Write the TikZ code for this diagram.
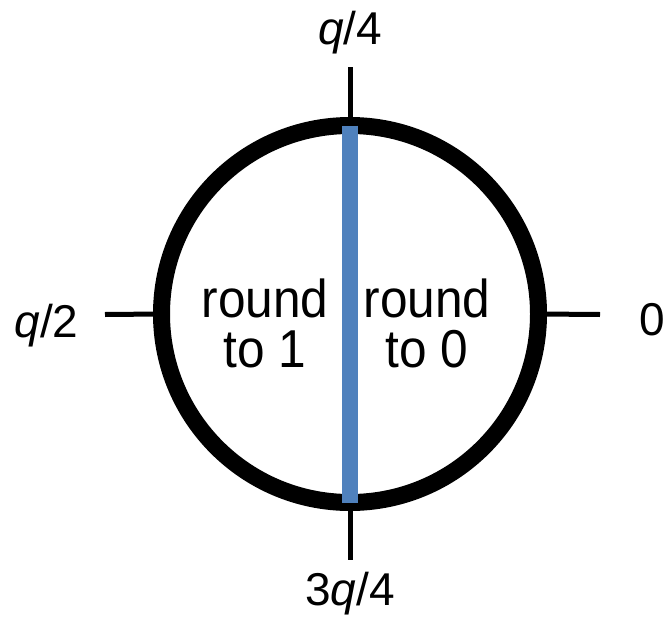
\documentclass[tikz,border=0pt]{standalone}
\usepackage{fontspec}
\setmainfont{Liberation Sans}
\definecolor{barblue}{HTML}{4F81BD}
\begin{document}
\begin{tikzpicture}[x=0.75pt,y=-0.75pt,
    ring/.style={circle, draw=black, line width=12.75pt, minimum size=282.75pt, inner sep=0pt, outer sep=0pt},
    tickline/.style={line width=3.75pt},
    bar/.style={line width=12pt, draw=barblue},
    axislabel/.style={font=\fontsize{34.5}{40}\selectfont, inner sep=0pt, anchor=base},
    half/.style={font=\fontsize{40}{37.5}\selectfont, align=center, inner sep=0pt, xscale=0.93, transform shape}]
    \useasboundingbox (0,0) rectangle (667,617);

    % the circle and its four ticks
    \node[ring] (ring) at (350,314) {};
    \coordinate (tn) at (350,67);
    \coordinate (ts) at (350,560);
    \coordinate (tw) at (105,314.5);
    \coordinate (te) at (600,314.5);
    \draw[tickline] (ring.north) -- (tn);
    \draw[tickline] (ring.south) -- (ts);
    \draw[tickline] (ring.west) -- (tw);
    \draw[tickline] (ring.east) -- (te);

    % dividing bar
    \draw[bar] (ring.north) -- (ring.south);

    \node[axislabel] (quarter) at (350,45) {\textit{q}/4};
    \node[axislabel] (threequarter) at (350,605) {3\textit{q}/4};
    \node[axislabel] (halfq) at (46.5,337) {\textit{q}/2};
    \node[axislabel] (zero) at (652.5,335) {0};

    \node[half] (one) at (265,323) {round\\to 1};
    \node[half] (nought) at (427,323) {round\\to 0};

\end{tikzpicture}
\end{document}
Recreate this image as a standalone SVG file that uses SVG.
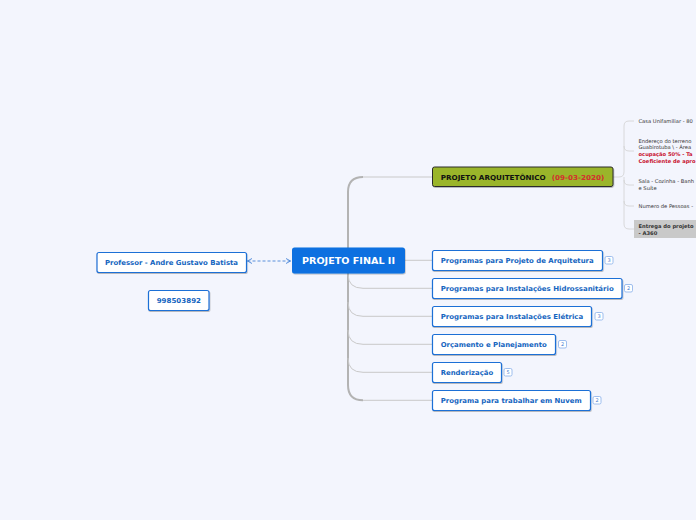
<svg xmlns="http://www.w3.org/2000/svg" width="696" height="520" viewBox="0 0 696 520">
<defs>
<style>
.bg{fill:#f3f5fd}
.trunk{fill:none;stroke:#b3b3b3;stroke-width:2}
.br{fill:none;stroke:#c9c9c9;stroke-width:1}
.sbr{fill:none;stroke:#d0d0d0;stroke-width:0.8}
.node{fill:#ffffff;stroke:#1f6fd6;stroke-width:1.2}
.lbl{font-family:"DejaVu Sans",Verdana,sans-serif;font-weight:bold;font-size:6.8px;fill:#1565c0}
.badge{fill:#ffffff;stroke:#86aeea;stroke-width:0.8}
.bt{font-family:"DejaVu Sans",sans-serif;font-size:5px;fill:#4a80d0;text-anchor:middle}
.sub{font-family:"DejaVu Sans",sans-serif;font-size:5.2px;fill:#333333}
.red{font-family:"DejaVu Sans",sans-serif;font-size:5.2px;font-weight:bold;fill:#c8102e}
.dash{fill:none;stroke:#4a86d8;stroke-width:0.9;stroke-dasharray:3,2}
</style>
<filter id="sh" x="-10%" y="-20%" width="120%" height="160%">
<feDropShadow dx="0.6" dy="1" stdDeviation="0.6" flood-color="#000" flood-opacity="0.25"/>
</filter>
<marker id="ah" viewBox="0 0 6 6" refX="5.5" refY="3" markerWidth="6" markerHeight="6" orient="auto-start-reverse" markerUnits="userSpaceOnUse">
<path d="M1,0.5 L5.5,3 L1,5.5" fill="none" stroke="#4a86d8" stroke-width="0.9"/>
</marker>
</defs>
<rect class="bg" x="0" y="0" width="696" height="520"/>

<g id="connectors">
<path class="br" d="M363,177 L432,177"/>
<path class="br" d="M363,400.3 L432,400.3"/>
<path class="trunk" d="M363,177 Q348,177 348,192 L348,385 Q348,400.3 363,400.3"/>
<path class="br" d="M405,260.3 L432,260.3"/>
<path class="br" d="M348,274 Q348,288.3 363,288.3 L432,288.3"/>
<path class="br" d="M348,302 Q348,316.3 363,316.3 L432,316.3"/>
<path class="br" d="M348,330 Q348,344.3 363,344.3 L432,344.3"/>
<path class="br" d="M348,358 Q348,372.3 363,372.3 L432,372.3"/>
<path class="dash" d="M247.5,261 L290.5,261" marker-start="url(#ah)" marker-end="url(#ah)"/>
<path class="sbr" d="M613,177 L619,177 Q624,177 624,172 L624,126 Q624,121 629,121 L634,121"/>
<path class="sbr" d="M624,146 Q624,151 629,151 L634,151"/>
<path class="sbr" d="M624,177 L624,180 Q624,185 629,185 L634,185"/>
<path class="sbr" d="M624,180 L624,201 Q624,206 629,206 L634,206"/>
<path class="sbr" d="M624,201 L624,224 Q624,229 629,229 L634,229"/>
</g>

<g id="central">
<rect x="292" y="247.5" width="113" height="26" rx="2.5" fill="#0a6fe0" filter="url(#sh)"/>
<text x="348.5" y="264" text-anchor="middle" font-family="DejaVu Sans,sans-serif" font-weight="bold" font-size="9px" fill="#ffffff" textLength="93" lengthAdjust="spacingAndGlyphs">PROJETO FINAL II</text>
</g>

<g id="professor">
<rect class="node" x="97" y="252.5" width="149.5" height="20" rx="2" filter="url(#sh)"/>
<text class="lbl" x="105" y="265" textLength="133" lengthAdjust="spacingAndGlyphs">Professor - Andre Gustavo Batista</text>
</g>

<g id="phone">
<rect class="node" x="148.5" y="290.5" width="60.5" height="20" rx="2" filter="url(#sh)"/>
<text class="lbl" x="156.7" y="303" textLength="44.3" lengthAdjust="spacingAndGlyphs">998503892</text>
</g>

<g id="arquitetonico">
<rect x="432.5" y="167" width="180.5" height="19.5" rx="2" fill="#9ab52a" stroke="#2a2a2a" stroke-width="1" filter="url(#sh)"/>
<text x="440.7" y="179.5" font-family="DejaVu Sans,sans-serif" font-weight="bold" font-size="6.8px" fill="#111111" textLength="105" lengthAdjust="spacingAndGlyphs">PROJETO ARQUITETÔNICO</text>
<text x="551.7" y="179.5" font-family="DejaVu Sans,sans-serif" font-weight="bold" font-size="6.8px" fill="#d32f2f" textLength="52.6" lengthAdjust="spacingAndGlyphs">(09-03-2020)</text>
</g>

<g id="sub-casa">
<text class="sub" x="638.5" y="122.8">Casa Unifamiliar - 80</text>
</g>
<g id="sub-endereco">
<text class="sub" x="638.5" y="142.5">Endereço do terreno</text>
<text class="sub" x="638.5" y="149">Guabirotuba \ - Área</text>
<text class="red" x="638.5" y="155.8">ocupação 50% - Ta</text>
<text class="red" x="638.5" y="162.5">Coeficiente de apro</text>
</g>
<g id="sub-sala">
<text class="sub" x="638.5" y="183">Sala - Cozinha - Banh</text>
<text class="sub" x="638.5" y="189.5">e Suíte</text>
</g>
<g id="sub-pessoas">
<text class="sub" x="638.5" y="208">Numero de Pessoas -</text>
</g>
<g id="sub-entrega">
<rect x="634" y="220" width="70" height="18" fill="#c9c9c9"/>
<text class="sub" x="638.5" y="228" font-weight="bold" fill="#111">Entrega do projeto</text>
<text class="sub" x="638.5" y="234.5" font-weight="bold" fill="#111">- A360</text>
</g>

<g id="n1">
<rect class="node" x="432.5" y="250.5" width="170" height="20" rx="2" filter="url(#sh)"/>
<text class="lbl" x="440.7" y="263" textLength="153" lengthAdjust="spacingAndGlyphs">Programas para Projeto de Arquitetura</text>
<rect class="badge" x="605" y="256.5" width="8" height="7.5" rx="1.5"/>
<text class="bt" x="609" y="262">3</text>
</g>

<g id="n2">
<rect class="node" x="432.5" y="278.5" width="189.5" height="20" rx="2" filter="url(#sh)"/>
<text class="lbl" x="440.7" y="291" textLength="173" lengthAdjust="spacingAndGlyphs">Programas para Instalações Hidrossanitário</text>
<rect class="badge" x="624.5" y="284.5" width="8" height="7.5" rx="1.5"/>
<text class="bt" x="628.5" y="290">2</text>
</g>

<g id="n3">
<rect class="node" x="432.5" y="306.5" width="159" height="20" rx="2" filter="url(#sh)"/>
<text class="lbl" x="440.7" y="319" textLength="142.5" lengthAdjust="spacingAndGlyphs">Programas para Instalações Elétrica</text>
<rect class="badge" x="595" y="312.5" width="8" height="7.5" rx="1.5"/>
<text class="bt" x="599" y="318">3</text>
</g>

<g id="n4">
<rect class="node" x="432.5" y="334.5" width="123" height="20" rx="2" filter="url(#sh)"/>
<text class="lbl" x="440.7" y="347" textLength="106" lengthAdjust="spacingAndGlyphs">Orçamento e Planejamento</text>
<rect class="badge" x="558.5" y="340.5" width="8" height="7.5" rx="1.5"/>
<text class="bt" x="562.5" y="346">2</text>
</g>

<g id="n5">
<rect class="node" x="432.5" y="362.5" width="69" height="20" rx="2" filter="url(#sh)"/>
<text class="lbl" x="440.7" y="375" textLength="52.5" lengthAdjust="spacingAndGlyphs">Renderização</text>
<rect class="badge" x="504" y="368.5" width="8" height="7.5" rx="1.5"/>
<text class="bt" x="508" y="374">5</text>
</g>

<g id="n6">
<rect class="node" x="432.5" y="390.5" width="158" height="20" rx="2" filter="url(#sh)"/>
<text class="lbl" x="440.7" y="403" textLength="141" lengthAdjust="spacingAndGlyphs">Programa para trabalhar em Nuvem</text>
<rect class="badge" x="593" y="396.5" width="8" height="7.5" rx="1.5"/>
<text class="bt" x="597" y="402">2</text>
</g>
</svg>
....
* WRITTEN INSTRUCTION *
Each line in the listing above either holds the string "standalone" or does not; state how many do, giving the number only.

* ANSWER TO THE TASK *
2